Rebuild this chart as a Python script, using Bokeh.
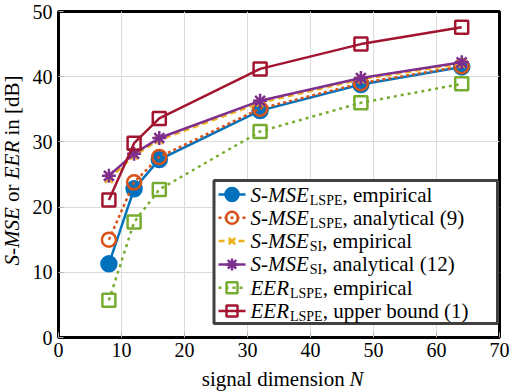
import math
from bokeh.plotting import figure
from bokeh.layouts import row, column
from bokeh.models import Label, Range1d, FixedTicker
from bokeh.embed import file_html
from bokeh.resources import INLINE

# ---------------- data ----------------
N = [8, 12, 16, 32, 48, 64]
smse_lspe_emp = [11.3, 22.8, 27.3, 34.8, 38.8, 41.5]
smse_lspe_ana = [15.0, 23.8, 27.7, 35.1, 39.0, 41.6]
smse_si_emp = [24.3, 27.9, 30.3, 36.0, 39.6, 42.0]
smse_si_ana = [24.8, 28.2, 30.6, 36.3, 39.8, 42.2]
eer_lspe_emp = [5.7, 17.7, 22.7, 31.6, 36.0, 38.9]
eer_lspe_ub = [21.1, 29.8, 33.6, 41.2, 45.0, 47.6]

x_ticks = [0, 10, 20, 30, 40, 50, 60, 70]
y_ticks = [0, 10, 20, 30, 40, 50]

legend_main = ["S-MSE", "S-MSE", "S-MSE", "S-MSE", "EER", "EER"]
legend_sub = ["LSPE", "LSPE", "SI", "SI", "LSPE", "LSPE"]
legend_rest = [", empirical", ", analytical (9)", ", empirical",
               ", analytical (12)", ", empirical", ", upper bound (1)"]

xlabel_text = "signal dimension"
xlabel_var = "N"
ylabel_parts = [("S-MSE", "italic"), ("or", "normal"), ("EER", "italic"), ("in [dB]", "normal")]

series = [smse_lspe_emp, smse_lspe_ana, smse_si_emp, smse_si_ana, eer_lspe_emp, eer_lspe_ub]

# ---------------- styles ----------------
styles = [
    dict(color="#0072BD", dash="solid", marker="circle", size=15, fill="#0072BD"),
    dict(color="#D95319", dash="3 3", marker="circle", size=14, fill=None),
    dict(color="#EDB120", dash="6 4", marker="x", size=11, fill=None),
    dict(color="#7E2F8E", dash="solid", marker="asterisk", size=14, fill=None),
    dict(color="#77AC30", dash="3 4", marker="square", size=13, fill=None),
    dict(color="#A2142F", dash="solid", marker="square", size=13, fill=None),
]

FONT = "Liberation Serif"
TICKFS = 20
FS = 21
SUBFS = 14

PAGE_W, PAGE_H = 510, 392
YL_W = 24                      # width of the y-label strip
MAIN_W = PAGE_W - YL_W
MAIN_H = 367
XL_H = PAGE_H - MAIN_H

FRAME_L, FRAME_R, FRAME_T, FRAME_B = 58, 499, 11, 337   # page px
X0, X1, Y0, Y1 = 0, 70, 0, 50
SX = (FRAME_R - FRAME_L) / (X1 - X0)
SY = (FRAME_B - FRAME_T) / (Y1 - Y0)


def px2x(px):
    return X0 + (px - FRAME_L) / SX


def px2y(py):
    return Y0 + (FRAME_B - py) / SY


REG = {' ': 250, ',': 250, '(': 333, ')': 333, '[': 333, ']': 333, '-': 333,
       'a': 444, 'b': 500, 'c': 444, 'd': 500, 'e': 444, 'g': 500, 'i': 278,
       'l': 278, 'm': 778, 'n': 500, 'o': 500, 'p': 500, 'r': 333, 's': 389,
       't': 278, 'u': 500, 'y': 500, 'B': 667, 'E': 611, 'I': 333, 'L': 611,
       'P': 556, 'S': 556, 'N': 722}
ITA = {' ': 250, 'S': 500, '-': 333, 'M': 833, 'E': 611, 'R': 611, 'N': 667}


def tw(s, style, size):
    table = ITA if style == "italic" else REG
    return sum(table.get(c, 500) for c in s) * size / 1000.0


# ---------------- main plot ----------------
p = figure(width=MAIN_W, height=MAIN_H, x_range=Range1d(X0, X1), y_range=Range1d(Y0, Y1),
           output_backend="svg", toolbar_location=None,
           min_border_left=FRAME_L - YL_W, min_border_right=PAGE_W - FRAME_R,
           min_border_top=FRAME_T, min_border_bottom=MAIN_H - FRAME_B)
p.background_fill_color = "white"
p.border_fill_color = "white"
p.outline_line_color = "black"
p.outline_line_width = 3

p.xaxis.ticker = FixedTicker(ticks=x_ticks)
p.yaxis.ticker = FixedTicker(ticks=y_ticks)
p.xgrid.ticker = FixedTicker(ticks=x_ticks)
p.ygrid.ticker = FixedTicker(ticks=y_ticks)
for g in (p.xgrid, p.ygrid):
    g.grid_line_color = "#dcdcdc"
    g.grid_line_width = 1
for ax in (p.xaxis, p.yaxis):
    ax.axis_line_color = None
    ax.major_tick_in = 5
    ax.major_tick_out = 0
    ax.major_tick_line_color = "#b0b0b0"
    ax.minor_tick_line_color = None
    ax.major_label_text_font = FONT
    ax.major_label_text_font_size = f"{TICKFS}px"
    ax.major_label_text_color = "black"
p.xaxis.major_label_standoff = 5
p.yaxis.major_label_standoff = 6

for ys, st in zip(series, styles):
    p.line(N, ys, line_color=st["color"], line_width=2.5, line_dash=st["dash"])
    p.scatter(N, ys, marker=st["marker"], size=st["size"], line_color=st["color"],
              line_width=2.5, fill_color=st["fill"])

# legend box
p.quad(left=px2x(213.5), right=px2x(497), top=px2y(180), bottom=px2y(323),
       fill_color="white", line_color="#404040", line_width=3)

ROW0, ROWH = 194, 23.3
for i, st in enumerate(styles):
    cy = ROW0 + i * ROWH
    p.line([px2x(218), px2x(245)], [px2y(cy), px2y(cy)], line_color=st["color"],
           line_width=2.5, line_dash=st["dash"])
    p.scatter([px2x(231.5)], [px2y(cy)], marker=st["marker"], size=st["size"] - 2,
              line_color=st["color"], line_width=2.5, fill_color=st["fill"])
    tx = 250
    p.add_layout(Label(x=px2x(tx), y=px2y(cy), text=legend_main[i], text_font=FONT,
                       text_font_size=f"{FS}px", text_font_style="italic",
                       text_baseline="middle", text_align="left", text_color="black"))
    tx += tw(legend_main[i], "italic", FS) + 1
    p.add_layout(Label(x=px2x(tx), y=px2y(cy + 5.5), text=legend_sub[i], text_font=FONT,
                       text_font_size=f"{SUBFS}px",
                       text_baseline="middle", text_align="left", text_color="black"))
    tx += tw(legend_sub[i], "normal", SUBFS)
    p.add_layout(Label(x=px2x(tx), y=px2y(cy), text=legend_rest[i], text_font=FONT,
                       text_font_size=f"{FS}px",
                       text_baseline="middle", text_align="left", text_color="black"))


def blank_fig(w, h):
    f = figure(width=w, height=h, x_range=Range1d(0, w), y_range=Range1d(0, h),
               output_backend="svg", toolbar_location=None, min_border=0,
               x_axis_location=None, y_axis_location=None)
    f.outline_line_color = None
    f.background_fill_color = "white"
    f.border_fill_color = "white"
    f.grid.visible = False
    return f


# ---------------- x label strip ----------------
fx = blank_fig(MAIN_W, XL_H)
space = tw(" ", "normal", FS)
x_end = 277.5 + (tw(xlabel_text, "normal", FS) + space + tw(xlabel_var, "italic", FS)) / 2
XMID = 378.5
fx.add_layout(Label(x=x_end - tw(xlabel_var, "italic", FS) - space - YL_W, y=PAGE_H - XMID,
                    text=xlabel_text, text_font=FONT, text_font_size=f"{FS}px",
                    text_baseline="middle", text_align="right", text_color="black"))
fx.add_layout(Label(x=x_end - tw(xlabel_var, "italic", FS) - YL_W, y=PAGE_H - XMID,
                    text=xlabel_var, text_font=FONT, text_font_size=f"{FS}px",
                    text_font_style="italic",
                    text_baseline="middle", text_align="left", text_color="black"))

# ---------------- y label strip ----------------
fy = blank_fig(YL_W, PAGE_H)
yl_total = sum(tw(t, s, FS) for t, s in ylabel_parts) + space * (len(ylabel_parts) - 1)
ypos = 170 + yl_total / 2
for t, s in ylabel_parts:
    fy.add_layout(Label(x=11.5, y=PAGE_H - ypos, text=t, text_font=FONT,
                        text_font_size=f"{FS}px", text_font_style=s, angle=math.pi / 2,
                        text_baseline="middle", text_align="left", text_color="black"))
    ypos -= tw(t, s, FS) + space

layout = row(fy, column(p, fx))
open("out.html", "w").write(file_html(layout, INLINE))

..........

*GOAL*. Return exactly what appears from the opening line of the material through the line with "XL_H = PAGE_H - MAIN_H", apart from the pictures.

*OUTPUT OF THE TASK*.
Rebuild this chart as a Python script, using Bokeh.
import math
from bokeh.plotting import figure
from bokeh.layouts import row, column
from bokeh.models import Label, Range1d, FixedTicker
from bokeh.embed import file_html
from bokeh.resources import INLINE

# ---------------- data ----------------
N = [8, 12, 16, 32, 48, 64]
smse_lspe_emp = [11.3, 22.8, 27.3, 34.8, 38.8, 41.5]
smse_lspe_ana = [15.0, 23.8, 27.7, 35.1, 39.0, 41.6]
smse_si_emp = [24.3, 27.9, 30.3, 36.0, 39.6, 42.0]
smse_si_ana = [24.8, 28.2, 30.6, 36.3, 39.8, 42.2]
eer_lspe_emp = [5.7, 17.7, 22.7, 31.6, 36.0, 38.9]
eer_lspe_ub = [21.1, 29.8, 33.6, 41.2, 45.0, 47.6]

x_ticks = [0, 10, 20, 30, 40, 50, 60, 70]
y_ticks = [0, 10, 20, 30, 40, 50]

legend_main = ["S-MSE", "S-MSE", "S-MSE", "S-MSE", "EER", "EER"]
legend_sub = ["LSPE", "LSPE", "SI", "SI", "LSPE", "LSPE"]
legend_rest = [", empirical", ", analytical (9)", ", empirical",
               ", analytical (12)", ", empirical", ", upper bound (1)"]

xlabel_text = "signal dimension"
xlabel_var = "N"
ylabel_parts = [("S-MSE", "italic"), ("or", "normal"), ("EER", "italic"), ("in [dB]", "normal")]

series = [smse_lspe_emp, smse_lspe_ana, smse_si_emp, smse_si_ana, eer_lspe_emp, eer_lspe_ub]

# ---------------- styles ----------------
styles = [
    dict(color="#0072BD", dash="solid", marker="circle", size=15, fill="#0072BD"),
    dict(color="#D95319", dash="3 3", marker="circle", size=14, fill=None),
    dict(color="#EDB120", dash="6 4", marker="x", size=11, fill=None),
    dict(color="#7E2F8E", dash="solid", marker="asterisk", size=14, fill=None),
    dict(color="#77AC30", dash="3 4", marker="square", size=13, fill=None),
    dict(color="#A2142F", dash="solid", marker="square", size=13, fill=None),
]

FONT = "Liberation Serif"
TICKFS = 20
FS = 21
SUBFS = 14

PAGE_W, PAGE_H = 510, 392
YL_W = 24                      # width of the y-label strip
MAIN_W = PAGE_W - YL_W
MAIN_H = 367
XL_H = PAGE_H - MAIN_H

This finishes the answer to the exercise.